• Dataset rows

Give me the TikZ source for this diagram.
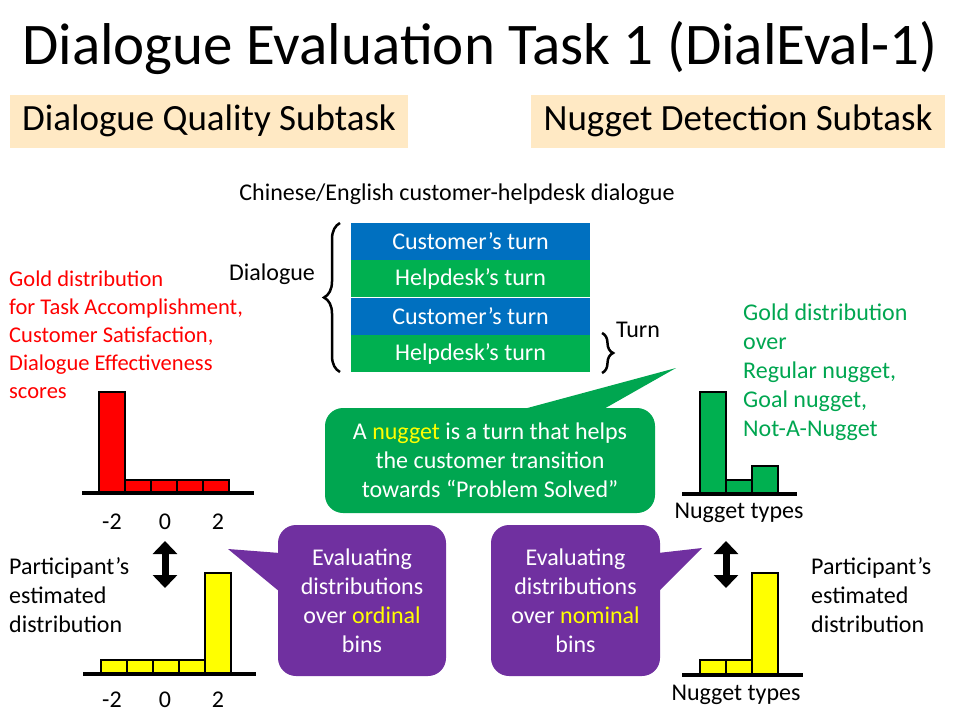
\documentclass[tikz,border=0pt]{standalone}
\usepackage{fontspec}
\setmainfont{Carlito}
\usetikzlibrary{arrows.meta,decorations.pathreplacing,positioning}
\definecolor{tblue}{HTML}{0070C0}
\definecolor{tgreen}{HTML}{00B050}
\definecolor{tpurple}{HTML}{7030A0}
\definecolor{tred}{HTML}{FF0000}
\definecolor{tyellow}{HTML}{FFFF00}
\definecolor{tdgreen}{HTML}{00A650}
\definecolor{tbox}{HTML}{FFE9C4}
\newcommand{\fs}[2]{\fontsize{#1}{#2}\selectfont}
\tikzset{
  turn/.style={minimum width=239pt,minimum height=37pt,inner sep=0pt,text=white,font=\fs{24}{29}},
  bar/.style={draw=black,line width=2.5pt},
  base/.style={line width=3.5pt},
  lbl/.style={font=\fs{24}{29},inner sep=0pt},
  dbl/.style={line width=7pt,{Triangle[width=24pt,length=13pt]}-{Triangle[width=24pt,length=13pt]}},
  bubble/.style={rounded corners=18pt,inner sep=0pt,align=center,text=white,font=\fs{24}{29}},
}
\begin{document}
\begin{tikzpicture}[x=1pt,y=-1pt]
\useasboundingbox (0,0) rectangle (960,720);

% title and subtasks
\node[font=\fs{59}{60}] (title) at (480,48) {Dialogue Evaluation Task 1 (DialEval-1)};
\node[fill=tbox,minimum width=398pt,minimum height=53pt,font=\fs{37}{40}] (dq) at (209,121) {Dialogue Quality Subtask};
\node[fill=tbox,minimum width=414pt,minimum height=53pt,font=\fs{37}{40}] (nd) at (738,121) {Nugget Detection Subtask};

% dialogue
\node[lbl] (cap) at (457,194) {Chinese/English customer-helpdesk dialogue};
\node[turn,fill=tblue] (t1) at (470.5,241.5) {Customer’s turn};
\node[turn,fill=tgreen,below=0pt of t1] (t2) {Helpdesk’s turn};
\node[turn,fill=tblue,below=0pt of t2] (t3) {Customer’s turn};
\node[turn,fill=tgreen,below=0pt of t3] (t4) {Helpdesk’s turn};
\draw[line width=2.5pt,decorate,decoration={brace,amplitude=16pt}]
  (340,372) -- (340,223) coordinate (bt);
\node[lbl] (dlg) at (272,274) {Dialogue};
\draw[line width=2.5pt,decorate,decoration={brace,amplitude=11pt}]
  (602,333) -- (602,373);
\node[lbl] (trn) at (638,330) {Turn};

% gold text
\node[lbl,anchor=north west,align=left,text=tred,font=\fs{22.5}{28}] (goldl) at (9,271)
  {Gold distribution\\for Task Accomplishment,\\Customer Satisfaction,\\Dialogue Effectiveness\\scores};
\node[lbl,anchor=north west,align=left,text=tdgreen] (goldr) at (743,304)
  {Gold distribution\\over\\Regular nugget,\\Goal nugget,\\Not-A-Nugget};
\node[lbl,anchor=north west,align=left] (partl) at (9,557)
  {Participant’s\\estimated\\distribution};
\node[lbl,anchor=north west,align=left] (partr) at (811,557)
  {Participant’s\\estimated\\distribution};

% left histograms
\draw[bar,fill=tred] (99,493) rectangle (125,392);
\foreach \i in {0,...,3}
  \draw[bar,fill=tred] (125+26*\i,493) rectangle (151+26*\i,480);
\draw[base] (82,493) -- (254,493);
\draw[bar,fill=tyellow] (205,674) rectangle (231,573);
\foreach \i in {0,...,3}
  \draw[bar,fill=tyellow] (101+26*\i,674) rectangle (127+26*\i,660);
\draw[base] (83,674) -- (256,674);
\foreach \x/\t [count=\k] in {112/-2,165/0,218/2} {
  \node[lbl] (ga\k) at (\x,522) {\t};
  \node[lbl] (pa\k) at (\x,700) {\t};
}
\coordinate (la1) at (165,541);
\coordinate (la2) at (165,588);
\draw[dbl] (la1) -- (la2);

% right histograms
\draw[bar,fill=tgreen] (700,494) rectangle (726,392);
\draw[bar,fill=tgreen] (726,494) rectangle (752,480);
\draw[bar,fill=tgreen] (752,494) rectangle (778,466);
\draw[base] (682,494) -- (797,494);
\node[lbl] (nt1) at (739,513) {Nugget types};
\draw[bar,fill=tyellow] (700,675) rectangle (726,660);
\draw[bar,fill=tyellow] (726,675) rectangle (752,660);
\draw[bar,fill=tyellow] (752,675) rectangle (778,573);
\draw[base] (682,675) -- (803,675);
\node[lbl] (nt2) at (736,695) {Nugget types};
\coordinate (ra1) at (726,541);
\coordinate (ra2) at (726,588);
\draw[dbl] (ra1) -- (ra2);

% callouts
\fill[tdgreen] (520,410) -- (676,368) -- (602,410) -- cycle;
\node[bubble,fill=tdgreen,minimum width=330pt,minimum height=105pt] (def) at (490,460.5)
  {A \textcolor{tyellow}{nugget} is a turn that helps\\the customer transition\\towards “Problem Solved”};
\fill[tpurple] (280,553) -- (228,549) -- (280,592) -- cycle;
\node[bubble,fill=tpurple,minimum width=168pt,minimum height=151pt] (ord) at (362,600.5)
  {Evaluating\\distributions\\over \textcolor{tyellow}{ordinal}\\bins};
\fill[tpurple] (658,553) -- (702,548) -- (658,592) -- cycle;
\node[bubble,fill=tpurple,minimum width=169pt,minimum height=151pt] (nom) at (575.5,600.5)
  {Evaluating\\distributions\\over \textcolor{tyellow}{nominal}\\bins};
\end{tikzpicture}
\end{document}
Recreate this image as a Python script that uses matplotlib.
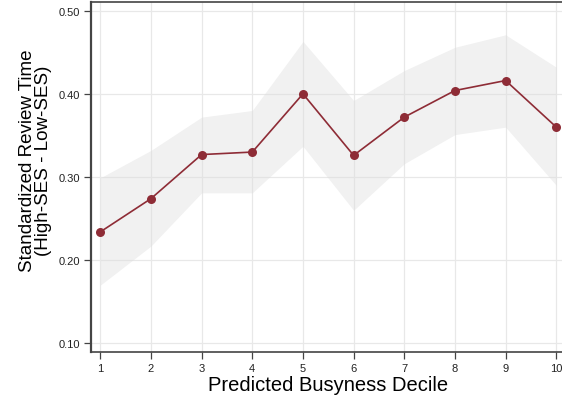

• Exercise objective
Consider the entries above and return each line with the string "that".

• Result of this task
  {A \textcolor{tyellow}{nugget} is a turn that helps\\the customer transition\\towards “Problem Solved”};
Recreate this image as a Python script that uses matplotlib.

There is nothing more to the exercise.